**Data segment**
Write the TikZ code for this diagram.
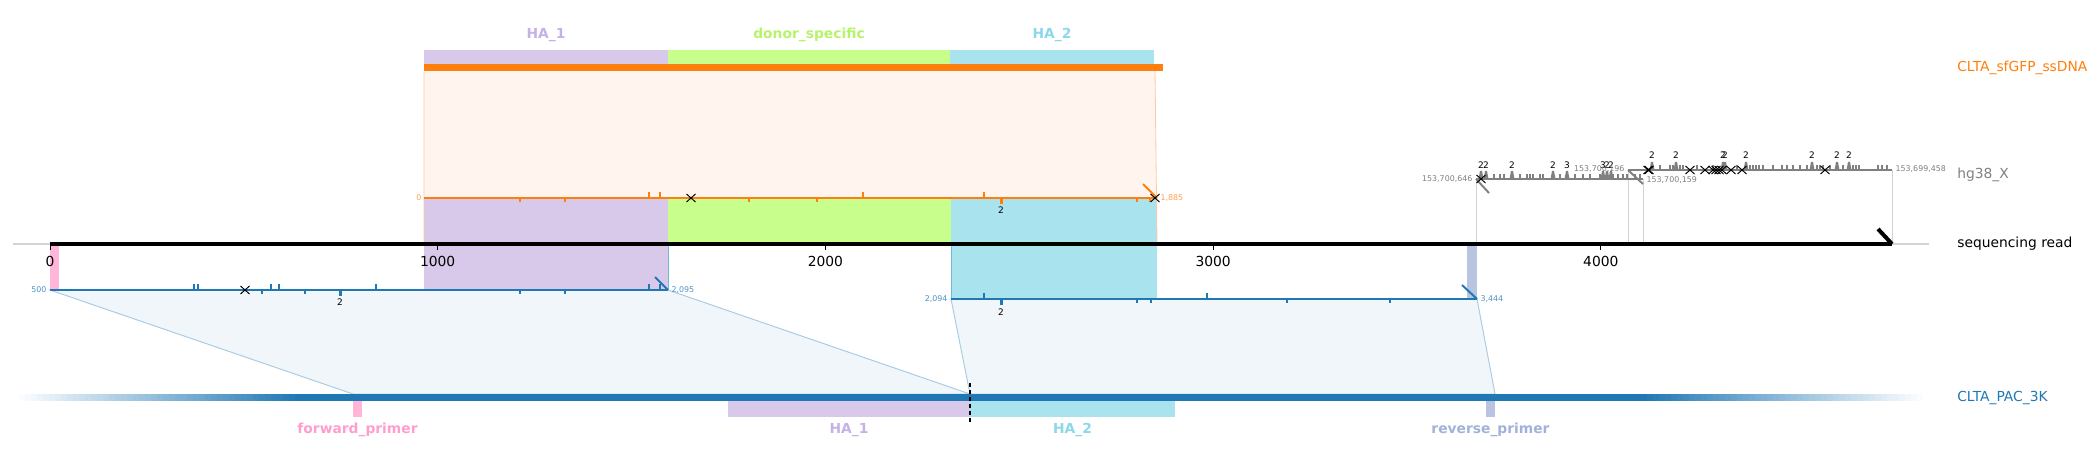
\documentclass[tikz,border=0pt]{standalone}
\usepackage{fontspec}
\setmainfont{DejaVu Sans}
\usetikzlibrary{positioning,calc}
\definecolor{ssorange}{HTML}{FF7F0E}
\definecolor{ssfill}{HTML}{FFF5EE}
\definecolor{ssline}{HTML}{FFC9A3}
\definecolor{pacblue}{HTML}{1F77B4}
\definecolor{pacfill}{HTML}{F1F6FA}
\definecolor{pacline}{HTML}{A9CBE4}
\definecolor{hggray}{HTML}{808080}
\definecolor{guide}{HTML}{D3D3D3}
\definecolor{haone}{HTML}{D8C8EA}
\definecolor{haonetxt}{HTML}{C5B1E5}
\definecolor{donor}{HTML}{C8FF8C}
\definecolor{donortxt}{HTML}{B5F46A}
\definecolor{hatwo}{HTML}{A9E4EE}
\definecolor{hatwotxt}{HTML}{8BD8E9}
\definecolor{fwd}{HTML}{FFB6D9}
\definecolor{fwdtxt}{HTML}{FF9DCF}
\definecolor{rev}{HTML}{B9C4E1}
\definecolor{revtxt}{HTML}{A1B1D9}

\begin{document}
\begin{tikzpicture}[x=0.0254cm,y=-0.0254cm,
  trk/.style={anchor=west,inner sep=0pt,font=\fontsize{10}{12}\selectfont},
  num/.style={inner sep=1pt,font=\fontsize{5.7}{7}\selectfont},
  cnt/.style={inner sep=0pt,font=\fontsize{6.5}{7}\selectfont},
  flab/.style={inner sep=0pt,font=\bfseries\fontsize{10}{12}\selectfont},
  mis/.style={black,line width=0.7pt},
  aln/.style={line width=1.4pt},
  tck/.style={line width=1pt}]
\useasboundingbox (0,0) rectangle (2100,467);

\draw[guide,line width=1pt] (13,244) -- (1929,244);

\fill[ssfill] (424,71) -- (1155,71) -- (1157,244) -- (424,244) -- cycle;
\foreach \a/\b/\c in {424/668/haone,668/951/donor,951/1157/hatwo}
  \fill[\c] (\a,198) rectangle (\b,244);
\draw[ssline,line width=0.6pt] (424,71) -- (424,244) (1155,71) -- (1157,244);

\filldraw[fill=pacfill,draw=pacline,line width=0.7pt] (50,290) -- (668,290) -- (970,394) -- (353,394) -- cycle;
\filldraw[fill=pacfill,draw=pacline,line width=0.7pt] (951,299) -- (1477,299) -- (1495,394) -- (970,394) -- cycle;
\foreach \a/\b/\y/\c in {50/59/290/fwd,424/668/290/haone,951/1157/299/hatwo,1467/1477/299/rev}
  \fill[\c] (\a,244) rectangle (\b,\y);
\draw[hatwo!60!pacblue,line width=0.5pt] (668,244) -- (668,290) (951,244) -- (951,299);

\foreach \a/\b/\c/\d/\t in {424/668/haone/haonetxt/HA\_1,668/950/donor/donortxt/donor\_specific,950/1154/hatwo/hatwotxt/HA\_2} {
  \fill[\c] (\a,50) rectangle (\b,64);
  \node[flab,text=\d] (top\c) at ({(\a+\b)/2},35) {\t};
}
\fill[ssorange] (424,64) rectangle (1163,71);

\foreach \x/\y in {1476/179,1628/170,1643/179,1892/170}
  \draw[guide,line width=0.7pt] (\x,\y) -- (\x,244);

\draw[line width=2.9pt] (50,244) -- (1892,244);
\draw[line width=2.9pt] (1878,229) -- (1892,244);
\foreach \v/\t in {0/0,1/1000,2/2000,3/3000,4/4000} {
  \draw[line width=0.6pt] (50+387.7*\v,245) -- (50+387.7*\v,250);
  \node[font=\fontsize{10}{12}\selectfont,inner sep=0pt] (tk\v) at (50+387.7*\v,261) {\t};
}

\draw[ssorange,aln] (424,198) -- (1157,198);
\foreach \x in {649,660,863,984} \draw[ssorange,tck] (\x,198) -- (\x,192);
\foreach \x in {520,565,749,817,1137,1150} \draw[ssorange,tck] (\x,198) -- (\x,202);
\fill[ssorange] (999.5,198) rectangle (1002.5,204);
\node[cnt] (dcnt) at (1001,210) {2};
\draw[ssorange,aln] (1143,184) -- (1157,198);
\foreach \x in {691,1155} \draw[mis] (\x-4.5,194) -- (\x+4.5,202) (\x-4.5,202) -- (\x+4.5,194);
\node[num,anchor=east,text=ssorange!75] (dbeg) at (423,198) {0};
\node[num,anchor=west,text=ssorange!75] (dend) at (1159,198) {1,885};

\draw[pacblue,aln] (50,290) -- (668,290);
\foreach \x in {194,198,271,279,376,649,660} \draw[pacblue,tck] (\x,290) -- (\x,284);
\foreach \x in {262,305,520,565} \draw[pacblue,tck] (\x,290) -- (\x,294);
\fill[pacblue] (338.5,290) rectangle (341.5,296);
\node[cnt] (acnt) at (340,302) {2};
\draw[pacblue,aln] (655,277) -- (668,290);
\draw[mis] (240.5,286) -- (249.5,294) (240.5,294) -- (249.5,286);
\node[num,anchor=east,text=pacblue!80] (abeg) at (48,290) {500};
\node[num,anchor=west,text=pacblue!80] (aend) at (670,290) {2,095};

\draw[pacblue,aln] (951,299) -- (1477,299);
\foreach \x in {984,1207} \draw[pacblue,tck] (\x,299) -- (\x,293);
\foreach \x in {1137,1151,1287,1390} \draw[pacblue,tck] (\x,299) -- (\x,303);
\fill[pacblue] (999.5,299) rectangle (1002.5,305);
\node[cnt] (bcnt) at (1001,312) {2};
\draw[pacblue,aln] (1462,285) -- (1477,299);
\node[num,anchor=east,text=pacblue!80] (bbeg) at (949,299) {2,094};
\node[num,anchor=west,text=pacblue!80] (bend) at (1479,299) {3,444};

\foreach \i [evaluate=\i as \p using {int(100*\i/47)}] in {0,...,47} {
  \fill[pacblue!\p!white] (13+6*\i,394) rectangle (19.6+6*\i,401);
  \fill[pacblue!\p!white] (1929-6*\i,394) rectangle (1922.4-6*\i,401);
}
\fill[pacblue] (300,394) rectangle (1641,401);
\foreach \a/\b/\c/\d/\t in {353/362/fwd/fwdtxt/forward\_primer,728/970/haone/haonetxt/HA\_1,970/1175/hatwo/hatwotxt/HA\_2,1486/1495/rev/revtxt/reverse\_primer} {
  \fill[\c] (\a,401) rectangle (\b,417);
  \node[flab,text=\d] (bot\c) at ({(\a+\b)/2},430) {\t};
}
\draw[dashed,line width=0.8pt,dash pattern=on 3pt off 2pt] (970,383) -- (970,422);

\draw[hggray,aln] (1476,179) -- (1643,179);
\foreach \x in {1494,1500,1504,1520,1527,1530,1533,1540,1543,1560,1575,1583,1590,1600,1613,1618,1623,1627,1635,1640}
  \fill[hggray] (\x-1,179) rectangle (\x+1,174.5);
\foreach \x/\n in {1481/2,1486/2,1512/2,1553/2,1567/3,1603/3,1607/2,1611/2} {
  \fill[hggray] (\x-2.5,179) -- (\x-1,171) -- (\x+1,171) -- (\x+2.5,179) -- cycle;
  \node[cnt] (ha\x) at (\x,165) {\n};
}
\draw[hggray,aln] (1476,179) -- (1489,193);
\draw[mis] (1476.5,175) -- (1485.5,183) (1476.5,183) -- (1485.5,175);
\node[num,anchor=east,text=hggray] (habeg) at (1474,179) {153,700,646};
\node[num,anchor=west,text=hggray] (haend) at (1645,180) {153,700,159};

\draw[hggray,aln] (1628,170) -- (1892,170);
\foreach \x in {1660,1670,1673,1680,1683,1697,1713,1737,1750,1753,1756,1759,1763,1773,1782,1787,1793,1800,1807,1817,1820,1823,1830,1843,1853,1856,1859,1878,1882,1887}
  \fill[hggray] (\x-1,170) rectangle (\x+1,165.5);
\foreach \x/\n in {1652/2,1676/2,1723/2,1725/2,1746/2,1812/2,1837/2,1849/2} {
  \fill[hggray] (\x-2.5,170) -- (\x-1,162) -- (\x+1,162) -- (\x+2.5,170) -- cycle;
  \node[cnt] (hb\x) at (\x,155) {\n};
}
\draw[hggray,aln] (1628,170) -- (1643,184);
\foreach \x in {1648,1649,1690,1705,1713,1716,1719,1722,1731,1742,1825}
  \draw[mis] (\x-4.5,166) -- (\x+4.5,174) (\x-4.5,174) -- (\x+4.5,166);
\node[num,anchor=east,text=hggray] (hbbeg) at (1626,169) {153,700,196};
\node[num,anchor=west,text=hggray] (hbend) at (1894,169) {153,699,458};

\node[trk,text=ssorange] (lbdonor) at (1957,68) {CLTA\_sfGFP\_ssDNA};
\node[trk,text=hggray] (lbhg) at (1957,175) {hg38\_X};
\node[trk] (lbread) at (1957,244) {sequencing read};
\node[trk,text=pacblue] (lbpac) at (1957,398) {CLTA\_PAC\_3K};
\end{tikzpicture}
\end{document}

**What to produce**
Please restate the material above line by line, exactly, beginning at its first line and ending with the line that contains "(951,244) -- (951,299);", without any pictures.

**Complete response**
Write the TikZ code for this diagram.
\documentclass[tikz,border=0pt]{standalone}
\usepackage{fontspec}
\setmainfont{DejaVu Sans}
\usetikzlibrary{positioning,calc}
\definecolor{ssorange}{HTML}{FF7F0E}
\definecolor{ssfill}{HTML}{FFF5EE}
\definecolor{ssline}{HTML}{FFC9A3}
\definecolor{pacblue}{HTML}{1F77B4}
\definecolor{pacfill}{HTML}{F1F6FA}
\definecolor{pacline}{HTML}{A9CBE4}
\definecolor{hggray}{HTML}{808080}
\definecolor{guide}{HTML}{D3D3D3}
\definecolor{haone}{HTML}{D8C8EA}
\definecolor{haonetxt}{HTML}{C5B1E5}
\definecolor{donor}{HTML}{C8FF8C}
\definecolor{donortxt}{HTML}{B5F46A}
\definecolor{hatwo}{HTML}{A9E4EE}
\definecolor{hatwotxt}{HTML}{8BD8E9}
\definecolor{fwd}{HTML}{FFB6D9}
\definecolor{fwdtxt}{HTML}{FF9DCF}
\definecolor{rev}{HTML}{B9C4E1}
\definecolor{revtxt}{HTML}{A1B1D9}

\begin{document}
\begin{tikzpicture}[x=0.0254cm,y=-0.0254cm,
  trk/.style={anchor=west,inner sep=0pt,font=\fontsize{10}{12}\selectfont},
  num/.style={inner sep=1pt,font=\fontsize{5.7}{7}\selectfont},
  cnt/.style={inner sep=0pt,font=\fontsize{6.5}{7}\selectfont},
  flab/.style={inner sep=0pt,font=\bfseries\fontsize{10}{12}\selectfont},
  mis/.style={black,line width=0.7pt},
  aln/.style={line width=1.4pt},
  tck/.style={line width=1pt}]
\useasboundingbox (0,0) rectangle (2100,467);

\draw[guide,line width=1pt] (13,244) -- (1929,244);

\fill[ssfill] (424,71) -- (1155,71) -- (1157,244) -- (424,244) -- cycle;
\foreach \a/\b/\c in {424/668/haone,668/951/donor,951/1157/hatwo}
  \fill[\c] (\a,198) rectangle (\b,244);
\draw[ssline,line width=0.6pt] (424,71) -- (424,244) (1155,71) -- (1157,244);

\filldraw[fill=pacfill,draw=pacline,line width=0.7pt] (50,290) -- (668,290) -- (970,394) -- (353,394) -- cycle;
\filldraw[fill=pacfill,draw=pacline,line width=0.7pt] (951,299) -- (1477,299) -- (1495,394) -- (970,394) -- cycle;
\foreach \a/\b/\y/\c in {50/59/290/fwd,424/668/290/haone,951/1157/299/hatwo,1467/1477/299/rev}
  \fill[\c] (\a,244) rectangle (\b,\y);
\draw[hatwo!60!pacblue,line width=0.5pt] (668,244) -- (668,290) (951,244) -- (951,299);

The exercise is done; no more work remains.